Happy Wednesday you lot. It’s Tuesday afternoon as I write this, and the fallout from last week’s exercise in proving what a failed democracy looks like continues to sleet in. The only good thing is that as a result I now know a new word, which is “chaosmaxxing”. This was used today by the reliably tremendous Marina Hyde, who as ever has all the best words with her.
I have been distracting myself from all this knavery with reading the entries for the lang cat’s Advicetech Catwalk, coming to CodeNode in the City of London on 24 June. We’re picking the shortlist on Friday this week, and I’m already intimidated. There’s lots of AI as you’d expect, but also themes around regtech, protection, estate planning and intergenerational wealth. In short, it’s going to be awesome.
Tickets aren’t sold out yet and I’m sad about that, so please make me happy. £100 is the tax and we will, as is our idiom, make sure you have a good, nay, barnstorming day (please don’t storm any barns) and feed and water you until you give up. If you’re an Analyser subscriber or on our adviser research panel – and lots of you are – I have a feeling that we won’t be asking you to pay your way at all.
Full details here – you know we do this stuff well, so get on it.
Punting over, let’s do a nice, encouraging story for a change. It’s nice to be nice, and encouraging. I’m well known for being both.
It’s exam time, as all parents of appropriately aged kids know. That’s not the nice and encouraging bit; it’s just a statement of fact.
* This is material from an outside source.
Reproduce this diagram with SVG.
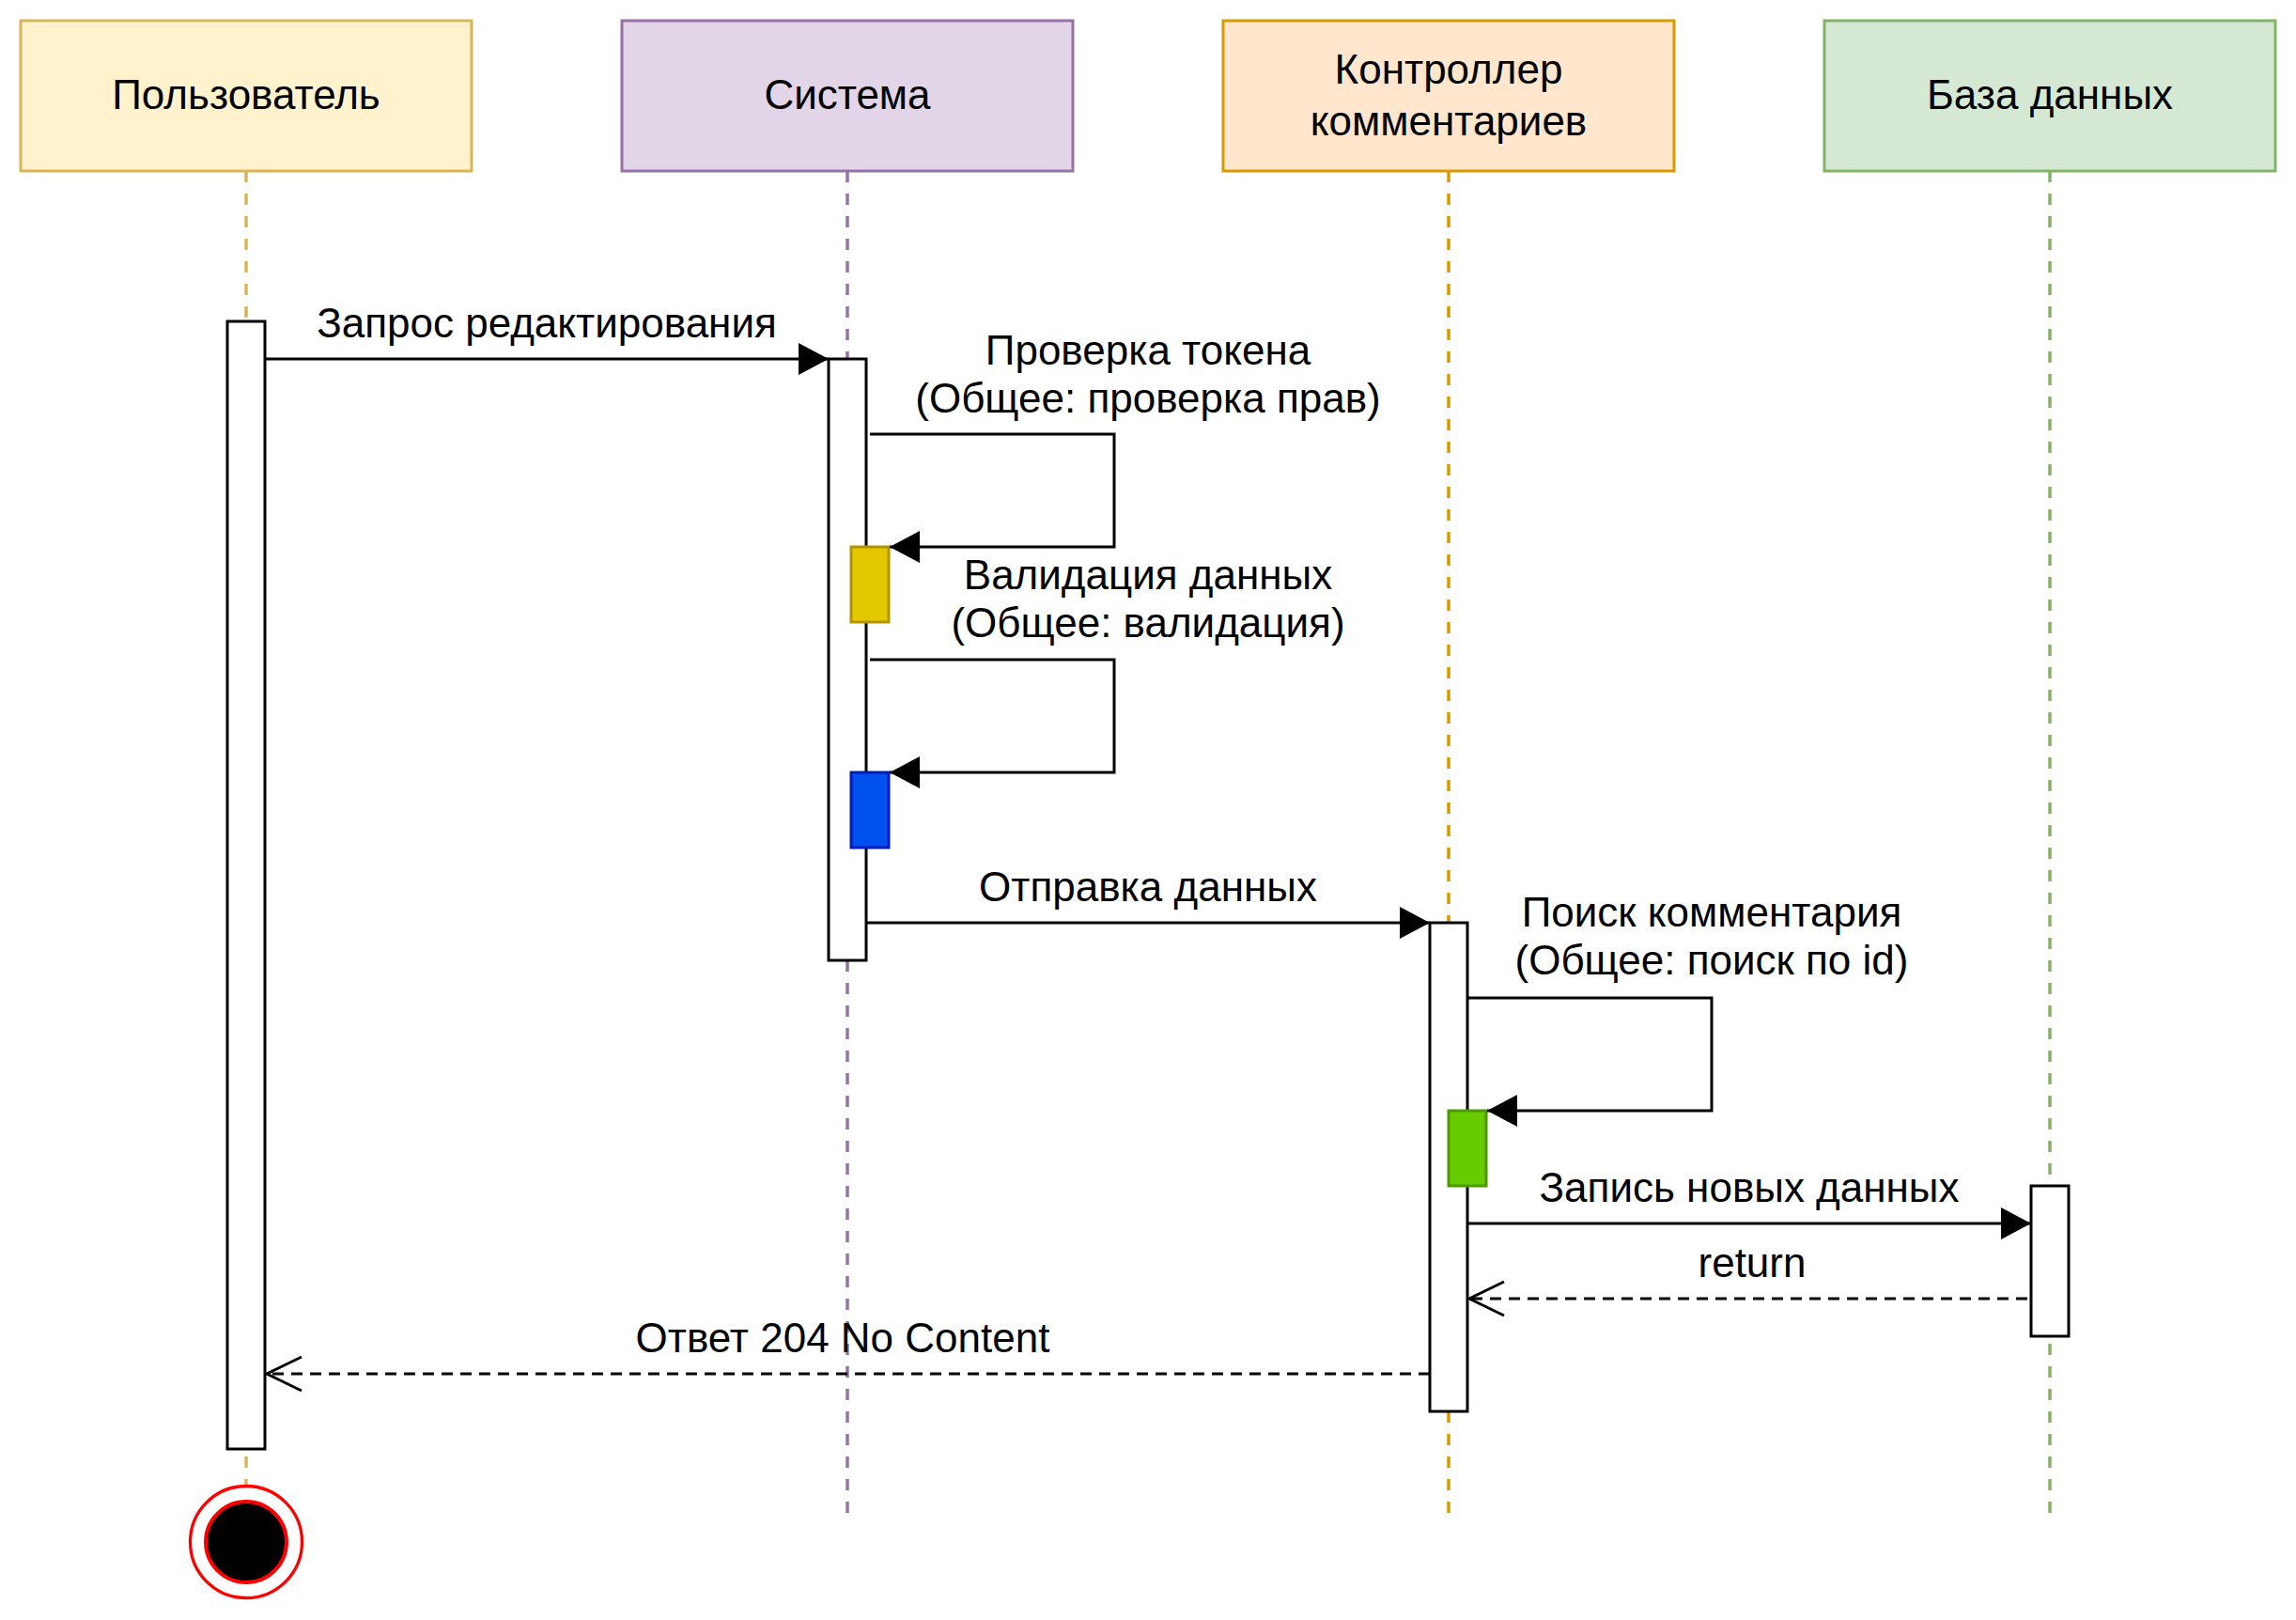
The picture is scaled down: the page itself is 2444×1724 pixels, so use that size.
<svg xmlns="http://www.w3.org/2000/svg" width="2444" height="1724" viewBox="0 0 2444 1724">
  <style>
    text { font-family: "Liberation Sans", Arial, Helvetica, sans-serif; font-size: 44px; fill: #000; text-anchor: middle; }
    .head { stroke-width: 3; }
    .life { fill: none; stroke-width: 3.5; stroke-dasharray: 12 12; }
    .act { fill: #fff; stroke: #000; stroke-width: 3; }
    .msg { fill: none; stroke: #000; stroke-width: 3; }
    .ret { fill: none; stroke: #000; stroke-width: 3.2; stroke-dasharray: 12 8; }
  </style>
  <defs>
    <marker id="block" markerUnits="userSpaceOnUse" markerWidth="34" markerHeight="36" refX="32" refY="17" orient="auto" overflow="visible">
      <path d="M0,0 L32,17 L0,34 Z" fill="#000"/>
    </marker>
    <marker id="open" markerUnits="userSpaceOnUse" markerWidth="40" markerHeight="40" refX="37" refY="18" orient="auto" overflow="visible">
      <path d="M0,0 L37,18 L0,36" fill="none" stroke="#000" stroke-width="3"/>
    </marker>
  </defs>

  <rect width="2444" height="1724" fill="#fff"/>

  <!-- lifelines -->
  <g id="lifelines">
    <line class="life" x1="262" y1="182" x2="262" y2="1581" stroke="#d6b656"/>
    <line class="life" x1="902" y1="182" x2="902" y2="1610" stroke="#9673a6"/>
    <line class="life" x1="1542" y1="182" x2="1542" y2="1610" stroke="#d79b00"/>
    <line class="life" x1="2182" y1="182" x2="2182" y2="1610" stroke="#82b366"/>
  </g>

  <!-- participants -->
  <g id="user">
    <rect class="head" x="22" y="22" width="480" height="160" fill="#fff2cc" stroke="#d6b656"/>
    <text x="262" y="116">Пользователь</text>
  </g>
  <g id="system">
    <rect class="head" x="662" y="22" width="480" height="160" fill="#e1d5e7" stroke="#9673a6"/>
    <text x="902" y="116">Система</text>
  </g>
  <g id="controller">
    <rect class="head" x="1302" y="22" width="480" height="160" fill="#ffe6cc" stroke="#d79b00"/>
    <text x="1542" y="88.5">Контроллер</text>
    <text x="1542" y="143.5">комментариев</text>
  </g>
  <g id="database">
    <rect class="head" x="1942" y="22" width="480" height="160" fill="#d5e8d4" stroke="#82b366"/>
    <text x="2182" y="116">База данных</text>
  </g>

  <!-- activations -->
  <g id="user-activation">
    <rect class="act" x="242" y="342" width="40" height="1200"/>
  </g>
  <g id="system-activation">
    <rect class="act" x="882" y="382" width="40" height="640"/>
  </g>
  <g id="token-check">
    <rect x="906" y="582" width="40" height="80" fill="#e3c800" stroke="#b09500" stroke-width="3"/>
  </g>
  <g id="validation">
    <rect x="906" y="822" width="40" height="80" fill="#0050ef" stroke="#001dbc" stroke-width="3"/>
  </g>
  <g id="controller-activation">
    <rect class="act" x="1522" y="982" width="40" height="520"/>
  </g>
  <g id="comment-lookup">
    <rect x="1542" y="1182" width="40" height="80" fill="#66cc00" stroke="#4d9900" stroke-width="3"/>
  </g>
  <g id="database-activation">
    <rect class="act" x="2162" y="1262" width="40" height="160"/>
  </g>

  <!-- end state -->
  <g id="end">
    <circle cx="262" cy="1641" r="59.5" fill="#fff" stroke="#ff0000" stroke-width="3.3"/>
    <circle cx="262" cy="1641" r="43" fill="#000" stroke="#ff0000" stroke-width="4"/>
  </g>

  <!-- messages -->
  <g id="connectors">
    <line class="msg" x1="282" y1="382" x2="882" y2="382" marker-end="url(#block)"/>
    <polyline class="msg" points="926,462 1186,462 1186,582 947,582" marker-end="url(#block)"/>
    <polyline class="msg" points="926,702 1186,702 1186,822 947,822" marker-end="url(#block)"/>
    <line class="msg" x1="922" y1="982" x2="1522" y2="982" marker-end="url(#block)"/>
    <polyline class="msg" points="1562,1062 1822,1062 1822,1182 1583,1182" marker-end="url(#block)"/>
    <line class="msg" x1="1562" y1="1302" x2="2162" y2="1302" marker-end="url(#block)"/>
    <line class="ret" x1="2158" y1="1382" x2="1564" y2="1382" marker-end="url(#open)"/>
    <line class="ret" x1="1522" y1="1462" x2="284" y2="1462" marker-end="url(#open)"/>
  </g>

  <!-- message labels -->
  <g id="labels">
    <text x="582" y="359">Запрос редактирования</text>
    <text x="1222" y="388">Проверка токена</text>
    <text x="1222" y="439">(Общее: проверка прав)</text>
    <text x="1222" y="627">Валидация данных</text>
    <text x="1222" y="678">(Общее: валидация)</text>
    <text x="1222" y="959">Отправка данных</text>
    <text x="1822" y="986">Поиск комментария</text>
    <text x="1822" y="1037">(Общее: поиск по id)</text>
    <text x="1862" y="1279">Запись новых данных</text>
    <text x="1865" y="1359">return</text>
    <text x="897" y="1439">Ответ 204 No Content</text>
  </g>
</svg>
Incredibly, my eldest is doing her Advanced Higher and will be done with secondary education bar the mucking about bit in just eight short days. When I started doing Updates she was 10 years old. Hang on, just going to have an existential moment.
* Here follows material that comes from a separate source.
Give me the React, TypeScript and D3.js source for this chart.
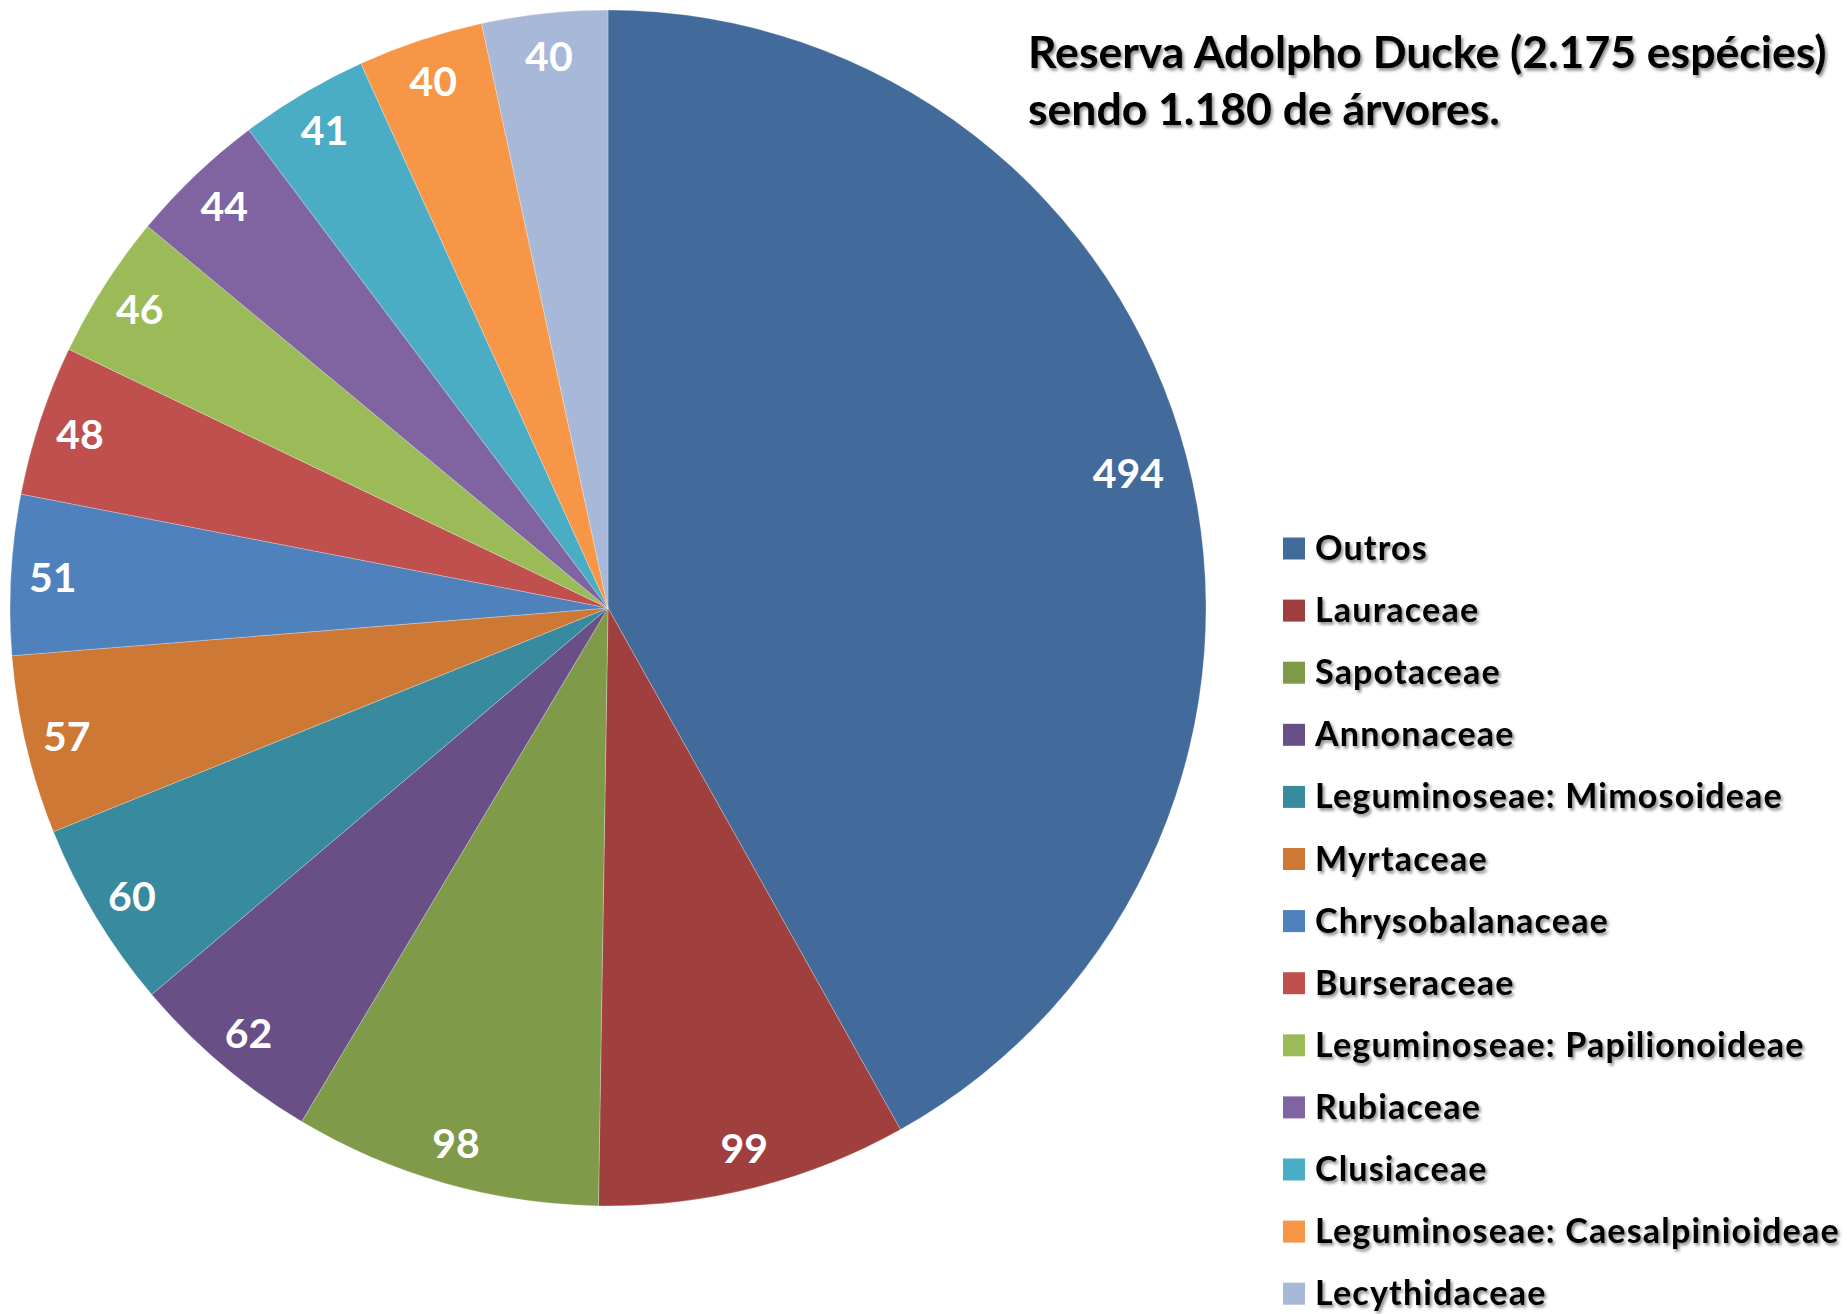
import React from "react";
import * as d3 from "d3";

const categories = [
  "Outros",
  "Lauraceae",
  "Sapotaceae",
  "Annonaceae",
  "Leguminoseae: Mimosoideae",
  "Myrtaceae",
  "Chrysobalanaceae",
  "Burseraceae",
  "Leguminoseae: Papilionoideae",
  "Rubiaceae",
  "Clusiaceae",
  "Leguminoseae: Caesalpinioideae",
  "Lecythidaceae",
];
const values = [494, 99, 98, 62, 60, 57, 51, 48, 46, 44, 41, 40, 40];
const colors = [
  "#426A9A",
  "#A0403E",
  "#7F9A48",
  "#684F86",
  "#388A9E",
  "#CD7835",
  "#4F81BD",
  "#C0504D",
  "#9BBB59",
  "#8064A2",
  "#4BACC6",
  "#F79646",
  "#A7B8D8",
];
const titleLines = ["Reserva Adolpho Ducke (2.175 espécies)", "sendo 1.180 de árvores."];

const W = 1847;
const H = 1314;
const cx = 608;
const cy = 608;
const R = 598;

export default function App() {
  const data = categories.map((c, i) => ({ name: c, value: values[i], color: colors[i] }));
  const pie = d3.pie<any>().value((d) => d.value).sort(null);
  const arcs = pie(data);
  const arcGen = d3.arc<any>().innerRadius(0).outerRadius(R);
  const labelArc = d3.arc<any>().innerRadius(R * 0.93).outerRadius(R * 0.93);
  const legendY = d3.scaleLinear().domain([0, 1]).range([548.5, 548.5 + 62.1]);

  return (
    <svg
      width={W}
      height={H}
      style={{ position: "absolute", left: 0, top: 0, background: "#fff" }}
      fontFamily="Lato, 'Open Sans', sans-serif"
    >
      <defs>
        <filter id="shadow" x="-5%" y="-20%" width="110%" height="150%">
          <feDropShadow dx="2" dy="2.5" stdDeviation="1.6" floodColor="#000" floodOpacity="0.45" />
        </filter>
      </defs>
      <g transform={`translate(${cx},${cy})`}>
        {arcs.map((a, i) => (
          <path key={i} d={arcGen(a) as string} fill={a.data.color} stroke="#ffffff" strokeOpacity={0.25} strokeWidth={1} />
        ))}
        {arcs.map((a, i) => {
          const [x, y] = labelArc.centroid(a);
          const adj = String(a.data.value).length > 2 ? 0.967 : 1;
          return (
            <text
              key={"l" + i}
              x={x * adj}
              y={y * adj}
              textAnchor="middle"
              dominantBaseline="central"
              fill="#fff"
              fontWeight="bold"
              fontSize={41}
            >
              {a.data.value}
            </text>
          );
        })}
      </g>
      <g filter="url(#shadow)">
        {titleLines.map((t, i) => (
          <text key={t} x={1028} y={68 + i * 57} fontSize={44.5} fontWeight="bold" fill="#000">
            {t}
          </text>
        ))}
      </g>
      <g>
        {data.map((d, i) => (
          <g key={d.name} transform={`translate(1283,${legendY(i)})`}>
            <rect x={0} y={-11} width={22} height={22} fill={d.color} />
            <text
              x={32}
              y={11.5}
              fontSize={34}
              fontWeight="bold"
              fill="#000"
              letterSpacing={1.2}
              filter="url(#shadow)"
            >
              {d.name}
            </text>
          </g>
        ))}
      </g>
    </svg>
  );
}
Here’s the nice, encouraging bit. You know how we all say that if we’re to get New Blood into the sector then we need to start at school age? M’learned colleague Laird Locke of Lauder showed me something today – stop it – that smelled like Victory. No, actually stop it.
What he showed me was part of the past paper prep for Applications of Mathematics, which is a thing that da yoot up here can sit. Basically Scotland cuts maths in half and offers two exams; one is theory and equations and stuff, and the other is applied to real life situations. Have a look at these:
2025 Higher Applications of Mathematics Data booklet
2025 Higher Applications of Mathematics Question Paper
2024 Higher Applications of Mathematics Data booklet
2024 Higher Applications of Mathematics Question Paper
You’ve got tax rates, NICs, mortgages, lifetime ISAs and more in there. Lots of other stuff too, but this is actual personal finance work in a mainstream qualification sat by around 15% of kids – 27,000 or so in 2025. Interestingly more kids do Higher Apps of Maths than traditional maths now.
It’s not compulsory of course, and probably those who take it are a self-selecting bunch. But it’s there. Does it make a difference? I don’t know and it’s too early to tell (it was introduced in 2022). But it’s there.
From what I understand the traditional maths A-level rules the roost south of the Border. England has a level 3 qualification called Core Maths which does cover some personal finance content, but it’s poorly regarded when it comes to university offers and only around 15,000 kids did it last year – just over half the Scottish take up in a country with 10 times the population.
So there you have it. At least some students are sweating bullets this week, hoping that they’ve learned everything they need to know about LISAs, and pensions, and income tax and compound interest. If that isn’t nice and encouraging, I don’t know what is.
Your music choice this week is the very, very welcome return of noisy post-rock titans If These Trees Could Talk. We will get a new record in July this year. I am Excite. Meanwhile feast your listening gear round Blurry Creatures.